Modern monarchy is a contradiction in terms. British monarchy in that sense should be an oxymoron. But the outpouring of love and respect that the people of Britain have shown at the death of Queen Elizabeth II is remarkable.
What does it signify? if anything, the sadness over the death of the queen is more like the death of a parent rather than that of someone in authority.
The British or any other monarchy in Europe is no more a symbol of authority or power. But the people there love it as part of their tradition. For a monarchy that has also power cannot and should not exist in modern times, at least in a democracy. If they do exist at all that is like a relic of the past as they still do in some European democracies and Japan.
So, the question that many political observers are raising about the challenges facing the new British monarch, King Charles III, after his accession to the throne on Saturday is essentially an exercise in storytelling and subjective analyses to fill the pages and airtime of the story-hungry print and electronic media for some time.

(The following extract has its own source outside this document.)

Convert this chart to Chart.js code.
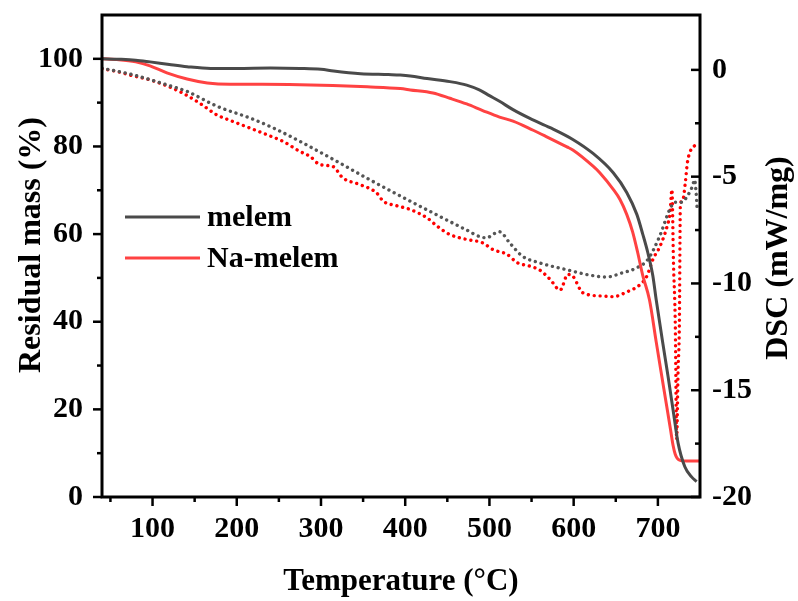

Even so, the monarchy still has some stakes in that it has to keep its exalted image as an institution representing national unity and history. And such image is important because it is a time when republicanism both in the United Kingdom and in the realms under the monarchy, though ornamental, is on the rise. If this is a challenge for the new British monarch, King Charles III, then he must know the limitations of his time as well as those of his own.
For the new British king knows full well that the era of keeping a stiff upper lip and the mystique surrounding the royal family are already over. Actually, his late mother's coronation in 1953 as Queen Elizabeth II was made public through television for the first time in that country's history. With that publicity, the air of aloofness and mystery shrouding the British royal family was gone. The present king himself has brought the royal family under the full glare of the media during his younger years, not least at the time of his scandalous marital breakdown with Princess Diana following his extramarital affair with Camilla Parker Bowles, now the Queen Consort. Also, his past activist role on various issues ranging from organic farming to climate change to that of a lobbyist has, to some measure, weakened the status of the royal family as the symbol of integrity and stability that his mother, the late queen, tried so ardently to preserve.
Evidently, the British monarchy has meanwhile lost much of the aura the late queen could maintain with her personal charm and an impartial, apolitical role as head of state. And so far as the royal duties of his progeny go, it has been shrunken markedly.
Prince Harry and Meghan Markle, the Duke and Duchess of Sussex, have withdrawn themselves from royal duties from their personal choice, while Prince Andrew, Duke of York, was made to cede his public duties due to his connection with the convicted American sex offender, Jeffrey Epstein.
So, to the public eye, the British monarchy will lose much of its appeal in the post-Elizabeth era. And that is more so because the present king and his heirs apparent look more like lesser mortals with their human frailties.
Though monarchy in democracies is fast losing its relevance, it is not so where democracy could never have a chance.
For in some countries of Asia and Africa, monarchies and potentates reign supreme.
And in the absence of a movement for change inspired by a revolutionary ideal, these Asiatic monarchs' and other dictators' grip on state power across the world is increasing, rather than decreasing.
In that sense, the decline of the British monarchy, which has been so gracious and liberal, is dispiriting, indeed!